The Austrian government's decision to shut down seven mosques and potential expulsion of up to 60 Turkish imams drew the ire of Ankara, which said that it is the outcome of an ongoing "anti-Islam, racist and discriminatory populist wave."
Austria's right-wing government said Friday that it is closing seven mosques and plans to expel imams in a crackdown on "political Islam" and foreign financing of religious groups.
Chancellor Sebastian Kurz said the government is shutting a Turkish nationalist mosque in Vienna and dissolving a group called the Arab Religious Community that runs six mosques. Six other mosques are being closed down, three in Vienna, two in Upper Austria and one in Carinthia.
Images that emerged in April of children in the Turkish-backed mosque playing dead and reenacting the World War I battle of Gallipoli had previously caused controversy. The photos of children, published by the Falter weekly, showed the young boys in camouflage uniforms marching, saluting, waving Turkish flags and then playing dead. Their "corpses" were then lined up and draped in the flags.
The actions by the government are based on a 2015 law that, among other things, prevents religious communities from getting funding from abroad. Interior Minister Herbert Kickl of the far-right Freedom Party (FPOe), the junior partner in Austria's coalition government, said Friday the residence permits of around 60 imams employed by ATIB (Austria Turkey Islamic Union), a group that oversees Turkish mosques in Austria, are being reviewed because of concerns about such financing.
"The circle of people possibly affected by these measures - the pool that we're talking about - comprises around 60 imams," Kickl said, adding that a total of 150 people risked losing their right to residence.
Kickl said that, in two cases, permits have already been revoked. Five more imams were denied first-time permits.
ATIB is an independent organization but receives personnel from Turkey's Presidency of Religious Affairs (Diyanet).
ATIB itself condemned the photos at the time, calling the "highly regrettable" event and said that "called off before it had even ended."
Turkish Presidency Spokesperson Ibrahim Kalın harshly criticized the decision through Twitter posts on Friday, saying: "Austria's decision to close seven mosques and expel imams is a reflection of the Islamophobic, racist and discriminatory wave in this country. It is an attempt to target Muslim communities for the sake of scoring cheap political points."
"The Austrian government's ideologically charged practices are in violation of universal legal principles, social integration policies, minority rights and the ethics of co-existence. Efforts to normalize Islamophobia and racism must be rejected under all circumstances," he added.
The Turkish Foreign Ministry has criticized Austria's decision on Friday with a written statement saying that the normalization of anti-Islam and racism in such ways, needs to be rejected.

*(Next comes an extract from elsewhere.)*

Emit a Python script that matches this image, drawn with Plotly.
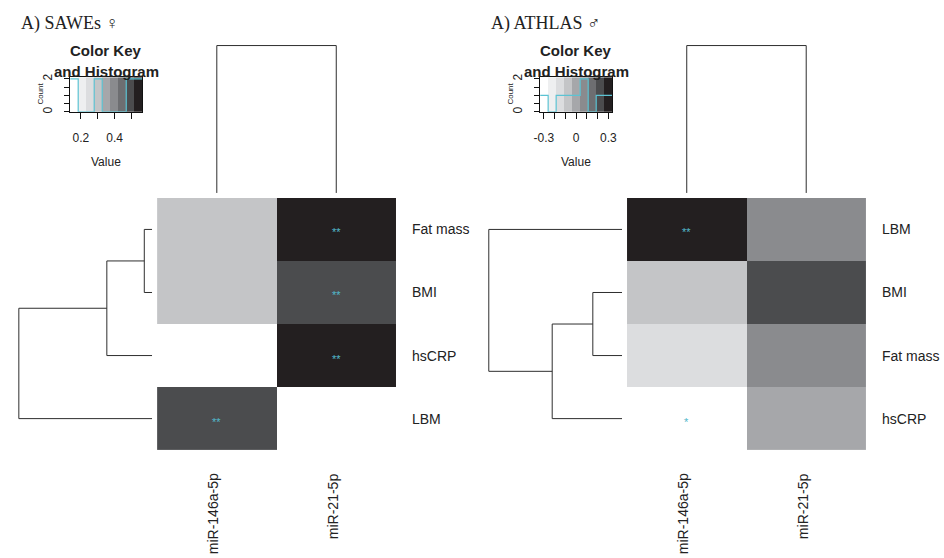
import numpy as np
import plotly.graph_objects as go

W, H = 944, 558

# ---------------- data ----------------
mirnas = ["miR-146a-5p", "miR-21-5p"]

# SAWEs (women): correlation of miRNA with body composition / inflammation
sawes_title = "A) SAWEs \u2640"
sawes_rows = ["Fat mass", "BMI", "hsCRP", "LBM"]
sawes_r = [[0.30, 0.563],
           [0.31, 0.49],
           [0.14, 0.54],
           [0.50, 0.137]]
sawes_sig = [["", "**"],
             ["", "**"],
             ["", "**"],
             ["**", ""]]
# row dendrogram merges: (child a, child b, height); leaves 0..3, new nodes 4, 5, 6
sawes_row_merges = [(0, 1, 0.09), (4, 2, 0.52), (5, 3, 1.53)]
sawes_col_height = 1.0
sawes_key_ticks = [0.2, 0.3, 0.4, 0.5]
sawes_key_labels = ["0.2", "", "0.4", ""]

# ATHLAS (men)
athlas_title = "A) ATHLAS \u2642"
athlas_rows = ["LBM", "BMI", "Fat mass", "hsCRP"]
athlas_r = [[0.335, 0.07],
            [-0.08, 0.22],
            [-0.15, 0.09],
            [-0.29, 0.00]]
athlas_sig = [["**", ""],
              ["", ""],
              ["", ""],
              ["*", ""]]
athlas_row_merges = [(1, 2, 0.18), (4, 3, 0.43), (0, 5, 0.82)]
athlas_col_height = 1.0
athlas_key_ticks = [-0.3, -0.2, -0.1, 0.0, 0.1, 0.2, 0.3]
athlas_key_labels = ["-0.3", "", "", "0", "", "", "0.3"]

greys = ["#FFFFFF", "#EEEFF0", "#DCDDDF", "#C4C5C7", "#A6A7AA",
         "#8A8B8E", "#6D6E71", "#4B4C4E", "#231F20"]

STAR_COL = "#52B8CB"
HIST_COL = "#5CC3D3"
LINE_COL = "#2e2e2e"
SANS = "Liberation Sans, Arial, sans-serif"
SERIF = "Liberation Serif, Times New Roman, serif"

stepped = []
nc = len(greys)
for i, c in enumerate(greys):
    stepped.append([i / nc, c])
    stepped.append([(i + 1) / nc, c])

fig = go.Figure()
annotations = []
axis_counter = [0]


def new_axes(x0, x1, y0, y1, xr, yr):
    """Create an x/y axis pair whose domain is given in pixels."""
    axis_counter[0] += 1
    n = axis_counter[0]
    sx = "" if n == 1 else str(n)
    fig.update_layout(**{
        "xaxis" + sx: dict(domain=[x0 / W, x1 / W], range=xr, anchor="y" + sx,
                           visible=False, fixedrange=True),
        "yaxis" + sx: dict(domain=[1 - y1 / H, 1 - y0 / H], range=yr, anchor="x" + sx,
                           visible=False, fixedrange=True),
    })
    return "x" + sx, "y" + sx, "xaxis" + sx, "yaxis" + sx


def dendro_lines(merges, n_leaves):
    pos = {i: float(i) for i in range(n_leaves)}
    hgt = {i: 0.0 for i in range(n_leaves)}
    hs, ps = [], []
    for k, (a, b, h) in enumerate(merges):
        node = n_leaves + k
        hs += [hgt[a], h, h, hgt[b], None]
        ps += [pos[a], pos[a], pos[b], pos[b], None]
        pos[node] = (pos[a] + pos[b]) / 2
        hgt[node] = h
    return hs, ps


def px(xp):
    return xp / W


def py(yp):
    return 1 - yp / H


def text(x, y, s, size, xanchor="center", yanchor="middle", angle=0, family=SANS, **kw):
    d = dict(x=x, y=y, xref=kw.pop("xref", "paper"), yref=kw.pop("yref", "paper"),
             text=s, showarrow=False, xanchor=xanchor, yanchor=yanchor, textangle=angle,
             font=dict(family=family, size=size, color=kw.pop("color", "#222")))
    d.update(kw)
    annotations.append(d)


def panel(dx, title, rows, r, sig, row_merges, col_h, key_ticks, key_labels, symmetric):
    z = np.array(r, dtype=float)
    nr, ncol = z.shape
    if symmetric:
        m = np.abs(z).max()
        zmin, zmax = -m, m
    else:
        zmin, zmax = z.min(), z.max()
    breaks = np.linspace(zmin, zmax, nc + 1)

    # heatmap body
    hx0, hx1, hy0, hy1 = 152 + dx, 394 + dx, 196, 451
    xa, ya, xn, yn = new_axes(hx0, hx1, hy0, hy1, [-0.5, ncol - 0.5], [nr - 0.5, -0.5])
    fig.add_trace(go.Heatmap(z=z, x=list(range(ncol)), y=list(range(nr)),
                             colorscale=stepped, zmin=zmin, zmax=zmax, showscale=False,
                             hoverinfo="skip", xaxis=xa, yaxis=ya))
    for i in range(nr):
        for j in range(ncol):
            if sig[i][j]:
                text(j, i, sig[i][j], 11, xref=xa, yref=ya, yshift=-3, color=STAR_COL)
    # row labels
    for i, lab in enumerate(rows):
        text(px(hx1 + 14), i, lab, 14, xanchor="left", yref=ya)
    # column labels
    for j, lab in enumerate(mirnas):
        text(j, py(472), lab, 14, yanchor="top", angle=-90, xref=xa, xshift=-3)

    # row dendrogram
    hs, ps = dendro_lines(row_merges, nr)
    root = row_merges[-1][2]
    xa, ya, _, _ = new_axes(10 + dx, 147 + dx, hy0, hy1, [root * 137 / 135, 0], [nr - 0.5, -0.5])
    fig.add_trace(go.Scatter(x=hs, y=ps, mode="lines", line=dict(color=LINE_COL, width=1),
                             hoverinfo="skip", xaxis=xa, yaxis=ya, showlegend=False))

    # column dendrogram
    hs, ps = dendro_lines([(0, 1, col_h)], ncol)
    xa, ya, _, _ = new_axes(hx0, hx1, 40, 191, [-0.5, ncol - 0.5], [0, col_h * 151 / 149])
    fig.add_trace(go.Scatter(x=ps, y=hs, mode="lines", line=dict(color=LINE_COL, width=1),
                             hoverinfo="skip", xaxis=xa, yaxis=ya, showlegend=False))

    # colour key with histogram
    counts, _ = np.histogram(z.ravel(), bins=breaks)
    ymax = counts.max() / 0.95
    kx0, kx1, ky0, ky1 = 64 + dx, 137 + dx, 74, 109
    xa, ya, xn, yn = new_axes(kx0, kx1, ky0, ky1, [zmin, zmax], [0, ymax])
    mids = (breaks[:-1] + breaks[1:]) / 2
    fig.add_trace(go.Heatmap(z=[mids], x=breaks, y=[0, ymax], colorscale=stepped,
                             zmin=zmin, zmax=zmax, showscale=False, hoverinfo="skip",
                             xaxis=xa, yaxis=ya))
    fig.add_trace(go.Scatter(x=breaks, y=np.append(counts, counts[-1]), mode="lines",
                             line=dict(color=HIST_COL, width=1.2, shape="hv"),
                             hoverinfo="skip", xaxis=xa, yaxis=ya, showlegend=False))
    cticks = [0, 0.5, 1, 1.5, 2]
    fig.layout[xn].update(visible=True, showline=True, mirror=True, linecolor="#111",
                          linewidth=1, showgrid=False, zeroline=False, ticks="outside",
                          ticklen=6, tickcolor="#111", tickvals=key_ticks,
                          ticktext=key_labels, ticklabelstandoff=9,
                          tickfont=dict(family=SANS, size=12, color="#222"))
    fig.layout[yn].update(visible=True, showline=True, mirror=True, linecolor="#111",
                          linewidth=1, showgrid=False, zeroline=False, ticks="outside",
                          ticklen=5, tickcolor="#111", tickvals=cticks,
                          ticktext=["0", "", "", "", "2"], tickangle=-90,
                          ticklabelstandoff=7,
                          tickfont=dict(family=SANS, size=12, color="#222"))
    kc = (kx0 + kx1) / 2
    text(px(kc), py(47), "<b>Color Key</b>", 15)
    text(px(kc), py(68), "<b>and Histogram</b>", 15)
    text(px(kc), py(160), "Value", 12)
    text(px(33 + dx), py(91), "Count", 8, angle=-90)
    # panel title
    text(px(12 + dx), py(20), title, 18, xanchor="left", family=SERIF)


panel(0, sawes_title, sawes_rows, sawes_r, sawes_sig, sawes_row_merges,
      sawes_col_height, sawes_key_ticks, sawes_key_labels, symmetric=False)
panel(476, athlas_title, athlas_rows, athlas_r, athlas_sig, athlas_row_merges,
      athlas_col_height, athlas_key_ticks, athlas_key_labels, symmetric=True)

fig.update_layout(width=W, height=H, margin=dict(l=0, r=0, t=0, b=0),
                  paper_bgcolor="white", plot_bgcolor="white", showlegend=False,
                  annotations=annotations)

fig.write_html("out.html", include_plotlyjs=True, config={"displayModeBar": False})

The statement said that the efforts of Austrian politicians particularly Chancellor Kurz, aiming to obtain political interests from such incidents is condemned. The statement also said that the decision contradicts the recent efforts from both foreign ministries to normalize ties.
However other European far-right leaders welcomed the announcement.
Marine Le Pen, the leader of the French Front National, said on Twitter: "Austria is taking things in hand and showing that 'when you want to, you can!'"
Matteo Salvini, head of Italy's League and interior minister in the new government, also tweeted his approval, saying: "Those who exploit their faith to endanger a country's security should be expelled!"
Kurz, who leads the center-right People's Party (OeVP), became chancellor in December in a coalition with the anti-migration and far-right Freedom Party. Both the OeVP and the FPOe made immigration and integration major themes in their election campaigns. The topic had been pushed up the political agenda by the migrant crisis of 2015-16, which saw more than 150,000 people seek asylum in the country of 8.7 million.
In campaigning for last year's election, both coalition parties called for tougher immigration controls, quick deportations of asylum-seekers whose requests are denied and a crackdown on radical Islam. The government recently announced plans to ban girls in elementary schools and kindergartens from wearing headscarves, adding to existing restrictions on veils.
"Parallel societies, political Islam and tendencies toward radicalization have no place in our country," Kurz told reporters in Vienna. He added that the government's powers to intervene "were not sufficiently used" in the past.
Friday's measures are "a first significant and necessary step in the right direction," said Vice Chancellor Heinz-Christian Strache, the Freedom Party's leader. "If these measures aren't enough, we will if necessary evaluate the legal situation here or there."
Worshippers arriving for Friday prayers were met with a sign on the door reading "closed" in Turkish and German.
Kursant, a 26-year-old, told AFP: "I've been coming to this mosque frequently since I was a child, I've had lessons here, I've never heard anyone at the mosque, any of the employees, express any Salafist opinions. That's laughable."
Turkey's relations with Austria have long been strained, with Kurz calling on the European Union to break off negotiations on Ankara joining the bloc.
Last week Turkish President Recep Tayyip Erdoğan slammed Kurz, saying: "This immoral chancellor has a problem with us."
"He's throwing his weight around and making a scene," Erdoğan went on.
Austria has roughly 600,000 Muslim inhabitants, most of whom are Turkish or have families of Turkish origin.